Nuestros vecinos tampoco ayudan. El modelo populista que ocupó buena parte de la geografía latinoamericana en la última década se encuentra, como en Argentina, al borde del colapso, lo que produce vacíos de liderazgo y crisis internas severas. El caso más extremo es el de Venezuela, que incluye presos políticos, estudiantes asesinados, deportaciones masivas de ciudadanos colombianos y escasez de productos básicos. En Ecuador, la población indígena y los gremios están dando cada vez más dolores de cabeza al gobierno de Rafael Correa. Incluso en países más abiertos y estables como México y Chile, las imágenes presidenciales de Peña Nieto y de Bachelet no paran de descender. Brasil atraviesa conflictos gravísimos de corrupción en medio de un severo ajuste ortodoxo que amenazan la continuidad de Dilma Rousseff. A tal punto que el establishment acaba de dar marcha atrás, consciente de que la ausencia de gobernabilidad traería consecuencias aún más nefastas.
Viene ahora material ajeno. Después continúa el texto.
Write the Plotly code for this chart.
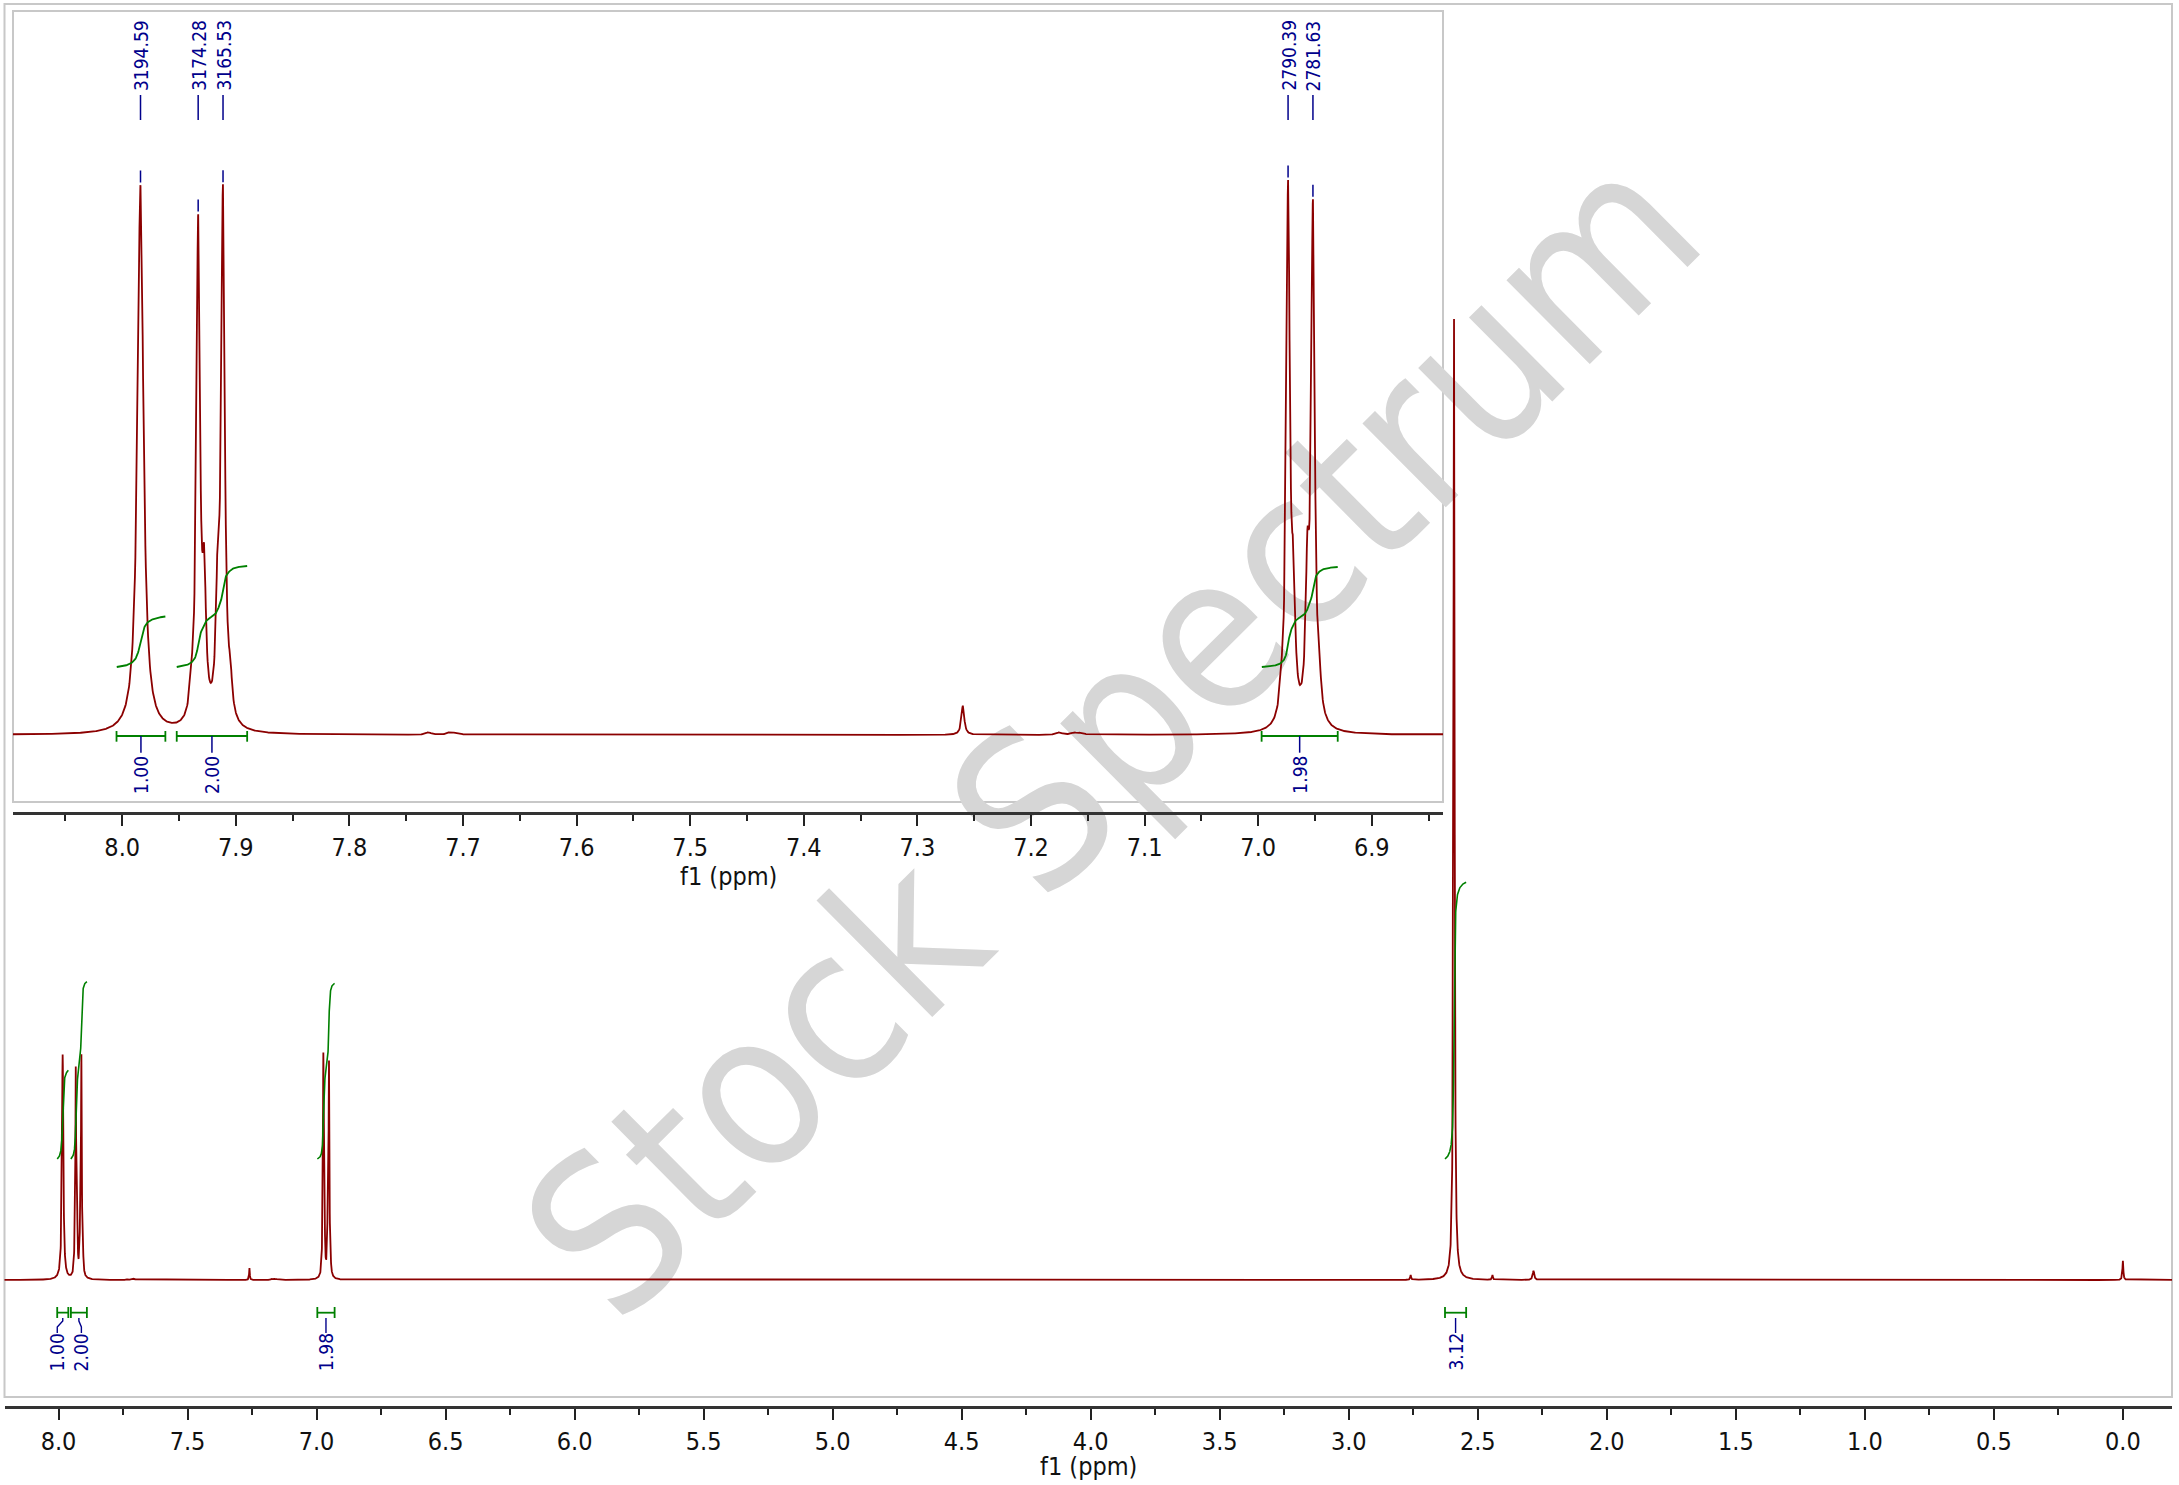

Mientras tanto, los principales candidatos que medirán fuerzas el 25 de octubre, para ver quién sucede a Cristina, esquivan hablar de los temas de fondo. Es difícil enfrentarse a los electores y advertirles que llegó el momento de apretarse los cinturones, porque se viene otro ajuste. Una cosa es que nadie dude entre los presidenciables de la inevitabilidad de una fuerte corrección, y otra es avisarlo antes de que los votos estén depositados en la urna. Los profundos desequilibrios internos ya requerían medidas urgentes antes del empeoramiento del contexto externo: ahora la situación se agravó. En este marco, las irregularidades en los comicios de Tucumán parecen haberse robado (entre otras cosas) la atención de los candidatos. Casi un pretexto para no focalizar en la agenda económica.

Existen naturalmente soluciones al alcance de la mano, pero son cada vez más costosas, implican sacrificios crecientes y amenazan con desgastar rápidamente el capital político del próximo presidente. Cualquiera sea el ganador, deberá hacer grandes esfuerzos para construir poder desde la presidencia. Es cierto que detrás de las primeras medidas que den señales de sentido común, racionalidad y convergencia con los parámetros de política pública que se implementan en los países serios (abandonados hace tiempo en la Argentina) aparecerán rápidos beneficios, como caída de la inflación, el regreso de la inversión y el aumento del empleo. Sin embargo, el ajuste del gasto generará fricción entre el mandatario y la ciudadanía, sobre todo los sectores medios.

En La odisea, como analizó tan bien el filósofo analítico John Elster, Ulises se ata al mástil de su nave para evitar que el dulce y engañoso canto de las sirenas lo convenzan de torcer el rumbo. Tal vez, el próximo presidente deba emular esa decisión, taparse los oídos y asumir el costo político que sea necesario para tomar las decisiones que permitan a nuestro país salir de esta situación. Quizás así se cumpla la visión que transmitió Nicolás Sarkozy en su reciente visita: “Argentina será un gran país el día que se abra al mundo.”